42 U.S. Code § 18041(c) - State flexibility in operation and enforcement of Exchanges - and related requirements clearly says - "the Secretary shall (directly or through agreement with a not-for-profit entity) establish and operate **such** Exchange within the State and the Secretary shall take such actions as are necessary to **implement such other requirements.**"

I don't know how much clearer the statute needs to get. Just because some Republican judges find it politically convenient to read four words in complete isolation doesn't mean the statue is unclear. Can't we just be adults and agree that members of the Supreme Court routinely engage in motivated reasoning?

Yes, it will be fascinating to see what reasoning SC justices use to support their predetermined positions.

My $.02

"The phrase is clear - just as a fish is a tangible object, an exchange created by the federal government is not one created by a state."

Yeah, pretty much what JJ said. The statute authorizing the creation of a federal exchange specifically says that if a state fails to create an exchange under Section 1311, the HHS secretary will establish "such Exchange" on its behalf. "Exchange" is defined to be a state-established exchange. The use of the term "such" preceding it in Section 1321 makes it at least ambiguous -- and arguably unambiguous in the government's favor -- that 1321 exchanges are deemed to be 1311 exchanges for purposes of the ACA.

I understand it can be counterintuitive that a federally-operated exchange under Section 1321 could be deemed to be an "Exchange established by a state under Section 1311," but that's what the statute says, or at least it could be interpreted to say depending on how you view "such." Sorry.

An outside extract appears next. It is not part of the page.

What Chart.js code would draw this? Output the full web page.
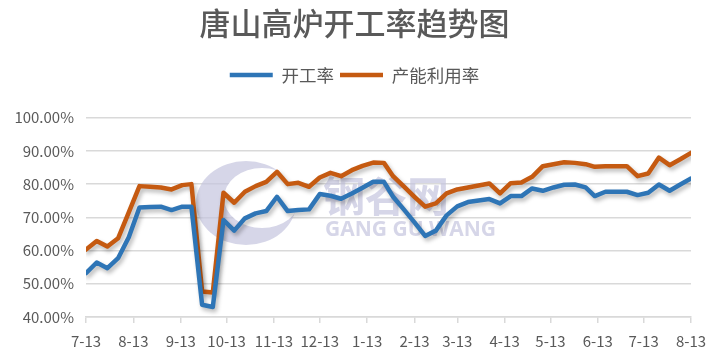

It seems to be an academic exercise at best to pretend that there is something to be gleaned from how a justice ruled in Yates and how he will rule in King. The Court continues to fall further into politically-based / outcome determinative rulings and further from reasoned and consistent legal reasoning. I guess it might be fun to try and draw insight from Yates as it applies to King, but it is far from convincing that there is anything to be learned about a justice's approach to the law. King is politics pure and simple. Perhaps Yates is too. Maybe that's the lesson.